Once I was safely back in my kayak we could turn our attention to Bob's rescue. Things were not going so smoothly for Bob and Matt. Bob was fairly safe because he had managed to get himself out of the water and onto some rocks. At the very least he was on dry land. His kayak, however, was proving to be a bit less cooperative. It was full of water and the swells were not giving up their lunch without a fight. After a few minutes, Bob managed to get his kayak across the rocks to a place where things were calmer and he could safely get back on the water.
For more detailed thought on the rescues see here.
Bob and I were both lucky. We were both prepared for the worst and surrounded by people we knew were capable of handling bad situations. The combination kept us alive and in good enough shape to still enjoy the rest of the paddle.

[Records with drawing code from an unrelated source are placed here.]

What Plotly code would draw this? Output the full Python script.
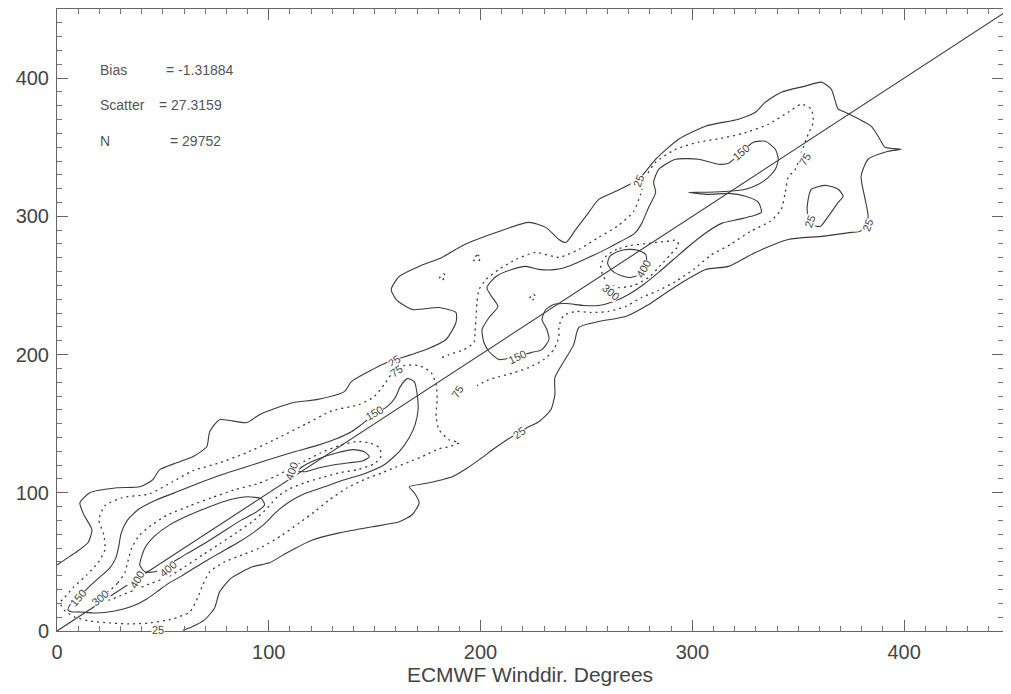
import plotly.graph_objects as go

# ---------------- data (degrees) ----------------
one_to_one = [0, 450]

c25_outer_x = [0, 8.5, 14.6, 16.5, 12.7, 10.8, 15.5, 28.3, 39.1, 45.2, 48.5, 56.5, 64.1, 70.7, 72.1, 76.8, 89.5, 95.6,
               111.2, 122.5, 135.7, 139, 148.9, 156.9, 163, 174.3, 183.7, 188.4, 188.4, 180.4, 167.7, 160.2, 157.8,
               161.6, 171, 181.8, 189.9, 196, 208.7, 222.8, 230.8, 237, 240.3, 245, 251.1, 255.8, 263.8, 274.7, 282.7,
               293.5, 306.2, 321.8, 329.8, 334.5, 342, 353.3, 360.9, 365.6, 368.9, 372.2, 384.4, 387.7, 391, 398.6,
               392.4, 383, 379.7, 381.6, 383, 379.2, 375, 360.9, 345.3, 329.8, 317.1, 306.2, 295.9, 286.4, 279.4,
               268.5, 255.8, 246.4, 244, 239.3, 235.1, 235.1, 233.2, 227.5, 221.9, 212.5, 206.3, 200.7, 193.2, 186.6,
               175.7, 166.3, 168.7, 171, 167.7, 161.6, 148.9, 133.3, 120.6, 108.4, 100.3, 92.3, 82.4, 76.8, 74.4,
               69.7, 63.6, 59.4]
c25_outer_y = [47.8, 56.5, 63.8, 73.2, 84.1, 92.7, 100, 103.6, 104.3, 109.4, 116.7, 121.7, 126.1, 133.3, 144.2, 152.9,
               150.7, 156.5, 165.2, 167.4, 173.2, 180.4, 189.1, 194.9, 197.8, 203.6, 210.9, 223.2, 230.4, 234, 232.6,
               239.8, 247.1, 256.5, 263.8, 270.3, 277.5, 281.9, 289.1, 295.6, 292, 283.3, 281.1, 290.6, 302.9, 312.3,
               318.1, 326.8, 341.3, 355.8, 365.2, 370.3, 375.3, 382.6, 389.8, 394.2, 397.1, 392, 377.5, 375.3, 365.2,
               358, 350, 348.5, 347.1, 341.3, 329, 312.3, 299.3, 289.1, 288.4, 285.5, 283.3, 273.9, 263.8, 261.6,
               252.9, 243.5, 236.2, 227.5, 223.9, 219.6, 207.2, 194.9, 183.3, 171, 160.1, 151.4, 147.1, 138.4, 131.9,
               125.4, 117.4, 111.6, 107.2, 104.3, 100, 92.7, 84.1, 79, 75.4, 71, 65.9, 56.5, 49.3, 46.4, 38.4, 28.3,
               16.7, 8, 2.9, 0.5]

c25_loop_x = [354.7, 356.2, 362.8, 368.9, 371.2, 368.9, 364.2, 360.4, 356.2, 354.3, 354.7]
c25_loop_y = [312.3, 319.6, 322.4, 319.6, 314.5, 310.1, 300, 292.7, 294.2, 302.9, 312.3]

c75_a_x = [1.4, 3.8, 7.5, 14.1, 19.3, 22.6, 22.1, 19.8, 22.6, 30.6, 43.8, 54.6, 64.1, 76.8, 89.5, 101.8, 117.8, 130,
           142.7, 149.8, 154.5, 157.8, 163.9, 171, 176.7, 179, 179.5, 179, 180.4, 185.1, 189.9, 185.1, 180.4, 174.3,
           167.7, 160.2, 153.6, 146, 137.1, 128.6, 121.5, 114.5, 106.5, 97, 87.6, 79.1, 72.1, 68.8, 66.4, 62.7,
           54.6, 43.8, 34.4, 25, 15.5, 8.5, 3.8, 1.4]
c75_a_y = [20.3, 24.6, 31.2, 40.6, 49.3, 58.7, 69.6, 80.4, 90.6, 96.4, 99.3, 108, 115.9, 121.7, 129, 137.7, 150, 159.4,
           163.8, 169.6, 178.3, 185.5, 192, 192, 186.9, 178.3, 167.4, 155.1, 145.6, 138.4, 136.2, 133.3, 131.9,
           127.5, 123.2, 118.8, 114.5, 110.1, 103.6, 94.9, 86.2, 78.3, 69.6, 60.9, 55.1, 50, 42.8, 33.3, 23.9, 13.8,
           8.7, 5.8, 5.1, 5.8, 7.2, 10.1, 14.5, 20.3]

c75_b_x = [181.8, 185.1, 192.2, 196.9, 197.4, 197.9, 198.3, 199.3, 202.6, 208.7, 216.7, 226.1, 237, 246.4, 255.8,
           265.2, 272.3, 275.6, 277.9, 282.7, 292.1, 302.9, 313.8, 324.1, 335.9, 345.3, 351.4, 356.2, 357.1, 354.7,
           352.4, 348.6, 345.3, 343.9, 342, 336.8, 327.4, 318, 308.6, 300.6, 292.1, 284.1, 276.1, 268.5, 260.5,
           252.5, 245, 239.3, 237, 237, 234.6, 229.9, 222.8, 215.8, 208.7, 203, 198.3]
c75_b_y = [197.8, 200, 203.6, 208.7, 216.7, 226.8, 237.7, 247.1, 254.3, 261.6, 268.8, 273.9, 270.3, 276.1, 284.8,
           293.5, 303.6, 315.9, 328.2, 339.1, 348.5, 353.6, 356.5, 360.1, 366.6, 375.3, 381.1, 377.5, 368.1, 359.4,
           350, 334, 328.2, 317.4, 305.1, 296.4, 289.1, 279.7, 271.7, 261.6, 252.9, 246.4, 241.3, 234.8, 231.2,
           230.4, 231.2, 228.3, 220.3, 213, 203.6, 196.4, 190.6, 186.9, 184, 181.2, 177.5]

c75_bits_x = [[196.5, 198.5, 200, 199, 196.5], [180.5, 182.5, 183.5, 182, 180.5], [223, 225, 226, 224.5, 223]]
c75_bits_y = [[268.5, 272, 270.5, 267.5, 268.5], [255, 258.5, 256.5, 254, 255], [240.5, 243.5, 242, 239.5, 240.5]]

c150_a_x = [5.2, 6.1, 9.9, 14.6, 20.3, 25, 27.8, 29.2, 30.2, 33, 38.2, 47.1, 57.9, 67.4, 77.7, 89.5, 101.3, 112.1,
            122.5, 131.9, 139, 143.7, 149.8, 155.9, 159.7, 162.1, 165.4, 168.7, 170.1, 170.5, 169.1, 166.3, 161.6,
            154.5, 145.1, 135.7, 126.3, 116.8, 109.8, 103.6, 98, 91.9, 85.3, 77.7, 71.1, 65, 58.9, 52.3, 47.1, 42.4,
            35.8, 27.3, 17.9, 10.8, 7.1, 5.2]
c150_a_y = [15.2, 18.8, 23.9, 31.2, 39.1, 45.7, 52.9, 61.6, 70.3, 79.7, 87.7, 94.9, 101.4, 107.2, 113, 118.8, 124.6,
            129.7, 134.1, 139.1, 144.2, 149.3, 156.5, 162.3, 168.8, 176.8, 182.6, 180.4, 171, 160.1, 149.3, 139.8,
            129.7, 120.3, 113.8, 109.4, 104.3, 99.3, 93.5, 86.2, 77.5, 70.3, 63.8, 57.2, 51.4, 45.7, 39.9, 34.1,
            28.3, 23.2, 18.1, 14.5, 13, 13.8, 13.8, 15.2]

c150_b_x = [208.7, 204, 201.6, 200.7, 204, 208.2, 204.9, 203, 207.3, 214.8, 221.4, 227.5, 235.6, 242.6, 250.2, 259.1,
            266.2, 272.8, 276.1, 279.4, 282.7, 281.7, 284.1, 292.1, 302.9, 312.3, 317.1, 323.2, 328.8, 334.5, 339.2,
            340.6, 339.2, 335.9, 331.2, 325.1, 317.1, 307.6, 298.2, 307.6, 317.1, 325.1, 331.2, 332.6, 327.9, 321.8,
            313.8, 305.3, 298.2, 291.1, 284.1, 277, 269.9, 262.9, 255.8, 248.7, 240.3, 234.6, 230.8, 229, 231.3,
            232.3, 229, 223.8, 208.7]
c150_b_y = [196.4, 202.2, 208.7, 218.1, 226.8, 234.8, 242.7, 248.5, 256.5, 261.6, 263.8, 261.6, 261.6, 264.5, 269.6,
            276.1, 281.9, 287.7, 294.9, 306.5, 317.4, 324.6, 334, 341.3, 341.3, 337.7, 338.4, 346.4, 353.6, 354.3,
            348.5, 341.3, 334, 328.2, 323.2, 319.6, 318.1, 317.4, 317.4, 315.9, 316.6, 314.5, 310.1, 302.9, 300,
            297.8, 294.9, 286.9, 278.2, 268.8, 259.4, 250.7, 243.5, 238.4, 235.5, 235.5, 236.9, 236.2, 232.6, 225.3,
            218.1, 210.9, 203.6, 201.4, 196.4]

c300_a_x = [24, 28.7, 32, 33.4, 35.3, 39.1, 44.8, 52.3, 62.7, 73, 83.9, 94.7, 102.7, 109.8, 117.3, 124.8, 133.3, 141.3,
            147.5, 152.2, 153.1, 149.8, 141.8, 133.3, 124.8, 116.8, 109.8, 104.1, 99.4, 93.3, 85.3, 76.8, 68.8, 60.3,
            52.3, 43.8, 36.7, 29.7, 25, 19.3, 17.9, 20.3, 24]
c300_a_y = [28.3, 34.8, 42, 50, 60.1, 69.6, 76.8, 84.1, 90.6, 96.4, 102.2, 106.5, 111.6, 117.4, 123.2, 129, 134.1, 137,
            136.2, 132.6, 126.8, 121, 116.7, 114.5, 110.9, 107.2, 102.9, 97.1, 89.1, 80.4, 71.7, 63, 55.1, 46.4,
            39.1, 34.1, 29.7, 25.4, 22.5, 22.5, 25.4, 27.5, 28.3]

c300_b_x = [270.9, 264.3, 259.6, 256.8, 257.7, 260.5, 265.2, 272.3, 279.4, 285, 289.7, 293.5, 292.6, 287.8, 279.4, 270.9]
c300_b_y = [279, 276.1, 271.7, 265.2, 257.2, 251.4, 248.5, 250, 255.8, 264.5, 272.4, 279, 282.6, 281.9, 280.4, 279]

c400_a_x = [39.1, 41.5, 46.2, 53.2, 62.7, 72.1, 81.5, 90, 96.6, 98, 94.2, 87.2, 79.1, 70.2, 61.2, 53.2, 46.2, 41.5, 39.1]
c400_a_y = [47.8, 60.1, 68.8, 76.8, 84.1, 89.9, 94.9, 97.1, 95.6, 91.3, 86.2, 80.4, 72.5, 63.8, 55.8, 48.5, 42.8, 42.8, 47.8]

c400_b_x = [113.5, 118.2, 124.8, 132.4, 139.9, 145.1, 147.5, 144.6, 138, 131, 123.9, 117.3, 113.5]
c400_b_y = [115.9, 121, 125.4, 129, 131.2, 129.7, 126.1, 123.2, 121.7, 120.3, 118.1, 115.2, 115.9]

c400_c_x = [278.4, 278, 274.7, 270, 264.8, 261, 260, 261.9, 266.2, 270.9, 275.1, 277.5, 278.4]
c400_c_y = [267.4, 272.4, 275.3, 276.1, 274.6, 271, 265.9, 260.9, 257.2, 255.8, 257.9, 262.3, 267.4]

label_text = ["25", "75", "25", "25", "25", "25", "25", "75", "75", "150", "150", "150", "150",
              "300", "300", "400", "400", "400", "400"]
label_x = [159.2, 160.2, 274.7, 383, 218.1, 47.6, 355.7, 353.3, 188.9, 9.9, 149.8, 217.2, 323.2,
           20.3, 261.5, 37.7, 52.3, 110.7, 277]
label_y = [195.6, 188.4, 325.4, 293.5, 143.5, 0.5, 296.4, 341.3, 173.2, 23.9, 158, 198.5, 346.4,
           23.9, 245.4, 37, 44.9, 115.9, 261.6]
label_angle = [-35, -35, -70, -70, -35, 0, -70, -60, -60, -50, -30, -25, -40, -40, 40, -60, -40, -70, -60]

stats_names = ["Bias", "Scatter", "N"]
stats_values = ["= -1.31884", "= 27.3159", "= 29752"]

x_ticks = [0, 100, 200, 300, 400]
y_ticks = [0, 100, 200, 300, 400]

# ---------------- figure ----------------
INK = "#3a3a3a"
FONT = "Liberation Sans, Arial, Helvetica, sans-serif"
SOLID = dict(color=INK, width=1.1, shape="spline", smoothing=0.6)
DOTTED = dict(color=INK, width=1.3, dash="2px,4px", shape="spline", smoothing=0.6)

fig = go.Figure()

def add_line(xs, ys, style):
    fig.add_trace(go.Scatter(x=xs, y=ys, mode="lines", line=style, hoverinfo="skip", showlegend=False))

add_line(one_to_one, one_to_one, dict(color=INK, width=1.1))
add_line(c25_outer_x, c25_outer_y, SOLID)
add_line(c25_loop_x, c25_loop_y, SOLID)
add_line(c75_a_x, c75_a_y, DOTTED)
add_line(c75_b_x, c75_b_y, DOTTED)
for bx, by in zip(c75_bits_x, c75_bits_y):
    add_line(bx, by, DOTTED)
add_line(c150_a_x, c150_a_y, SOLID)
add_line(c150_b_x, c150_b_y, SOLID)
add_line(c300_a_x, c300_a_y, DOTTED)
add_line(c300_b_x, c300_b_y, DOTTED)
add_line(c400_a_x, c400_a_y, SOLID)
add_line(c400_b_x, c400_b_y, SOLID)
add_line(c400_c_x, c400_c_y, SOLID)

for t, lx, ly, ang in zip(label_text, label_x, label_y, label_angle):
    fig.add_annotation(x=lx, y=ly, text=t, showarrow=False, textangle=ang,
                       font=dict(family=FONT, size=11, color="#444"),
                       bgcolor="white", borderpad=0)

stat_rows = [0.902, 0.845, 0.788]
stat_value_x = [0.1131, 0.1058, 0.1174]
for name, val, yy, vx in zip(stats_names, stats_values, stat_rows, stat_value_x):
    fig.add_annotation(xref="paper", yref="paper", x=0.043, y=yy, text=name, showarrow=False,
                       xanchor="left", yanchor="middle", font=dict(family=FONT, size=14, color="#555"))
    fig.add_annotation(xref="paper", yref="paper", x=vx, y=yy, text=val, showarrow=False,
                       xanchor="left", yanchor="middle", font=dict(family=FONT, size=14, color="#555"))

axis_common = dict(
    showgrid=False, zeroline=False, showline=True, linecolor="#666", linewidth=1,
    mirror="allticks", ticks="inside", ticklen=11, tickcolor="#666", tickwidth=1,
    minor=dict(ticks="inside", ticklen=5, dtick=10, tickcolor="#777", showgrid=False),
    tickfont=dict(family=FONT, size=20, color="#444"), automargin=False,
)

fig.update_xaxes(**axis_common, range=[0, 446.7], tickvals=x_ticks, ticktext=[str(v) for v in x_ticks],
                 ticklabelstandoff=3,
                 title=dict(text="ECMWF Winddir. Degrees", font=dict(family=FONT, size=21, color="#444"), standoff=4))
fig.update_yaxes(**axis_common, range=[0, 450], tickvals=y_ticks, ticktext=[str(v) for v in y_ticks],
                 ticklabelstandoff=3)

# the page body adds an 8 px margin; the figure is sized so the page does not overflow the window
fig.update_layout(
    width=995, height=678,
    margin=dict(l=49, r=0, t=1, b=55, autoexpand=False),
    paper_bgcolor="white", plot_bgcolor="white",
    showlegend=False,
)

fig.write_html("out.html")
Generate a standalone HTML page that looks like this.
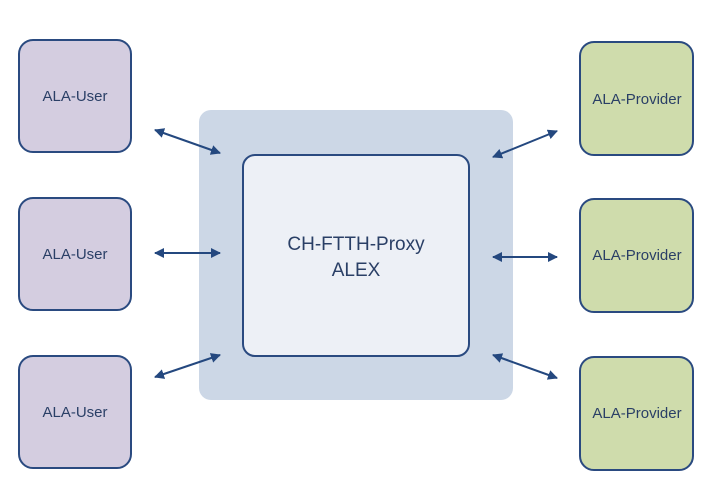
<!DOCTYPE html><html><head><style>body{margin:0;background:#fff}text{font-family:"Liberation Sans",sans-serif;fill:#2a3f66}</style></head><body>
<svg width="715" height="490" viewBox="0 0 715 490" xmlns="http://www.w3.org/2000/svg">
<defs><marker id="a" viewBox="0 0 10 10" refX="9" refY="5" markerWidth="5" markerHeight="5" orient="auto-start-reverse"><path d="M0,0L10,5L0,10z" fill="#24487f"/></marker></defs>
<rect x="199" y="110" width="314" height="290" rx="12" fill="#ccd7e6"/>
<rect x="243" y="155" width="226" height="201" rx="12" fill="#edf0f6" stroke="#2a4a80" stroke-width="2"/>
<text x="356" y="250" font-size="19" text-anchor="middle">CH-FTTH-Proxy</text>
<text x="356" y="276" font-size="19" text-anchor="middle">ALEX</text>
<g fill="#d4cde0" stroke="#2a4a80" stroke-width="2">
<rect x="19" y="40" width="112" height="112" rx="14"/><rect x="19" y="198" width="112" height="112" rx="14"/><rect x="19" y="356" width="112" height="112" rx="14"/></g>
<g fill="#cfdcac" stroke="#2a4a80" stroke-width="2">
<rect x="580" y="42" width="113" height="113" rx="14"/><rect x="580" y="199" width="113" height="113" rx="14"/><rect x="580" y="357" width="113" height="113" rx="14"/></g>
<g font-size="15" text-anchor="middle">
<text x="75" y="101">ALA-User</text><text x="75" y="259">ALA-User</text><text x="75" y="417">ALA-User</text>
<text x="637" y="104">ALA-Provider</text><text x="637" y="260">ALA-Provider</text><text x="637" y="418">ALA-Provider</text></g>
<g stroke="#24487f" stroke-width="2" marker-start="url(#a)" marker-end="url(#a)">
<line x1="155" y1="130" x2="220" y2="153"/><line x1="155" y1="253" x2="220" y2="253"/><line x1="155" y1="377" x2="220" y2="355"/>
<line x1="493" y1="157" x2="557" y2="131"/><line x1="493" y1="257" x2="557" y2="257"/><line x1="493" y1="355" x2="557" y2="378"/></g>
</svg></body></html>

Back at Bay Campus there was the mandatory rolling and rescue practice. Both Matt and I suffered ice headaches. I think that my rolling practice may just be over for the winter.
Bill did his first roll!! He wanted to try going over in the cold water to see what it was like. I guess he didn't find it appealing since he rolled right back up!! It was an impressive site.
Usually once everyone is back on shore the danger is assumed to be over. The dangers of paddling are all on the water aren't they? Aside from the danger of pulling something from lifting a kayak that is?
Once the weather gets chilly the danger really isn't over until everyone is in dry street clothes and sitting in a heated car on the way to post paddle feeding.
Becca, whose drysuit is not breathable or dry, started talking gibberish once she got back to her car. She was acting spacey and sluggish. Ken realized what was happening immediately, got Carole to get Becca dressed in warm clothes, and got his truck warmed up. Once Becca was dry and dressed, he put her in the heated truck. Slowly, she started to regain her wits and function again.
It took less than five minutes for her to go from able to function normally to incapacitated by the cold. That was in 45 degree air. Imagine how long it takes in 30 degree water...
Fortunately we all recovered and were able to enjoy a great meal at Italian Village in Peacedale. What could have been a run of the mill paddle--which is still a great thing--turned into an exciting, educational mini adventure.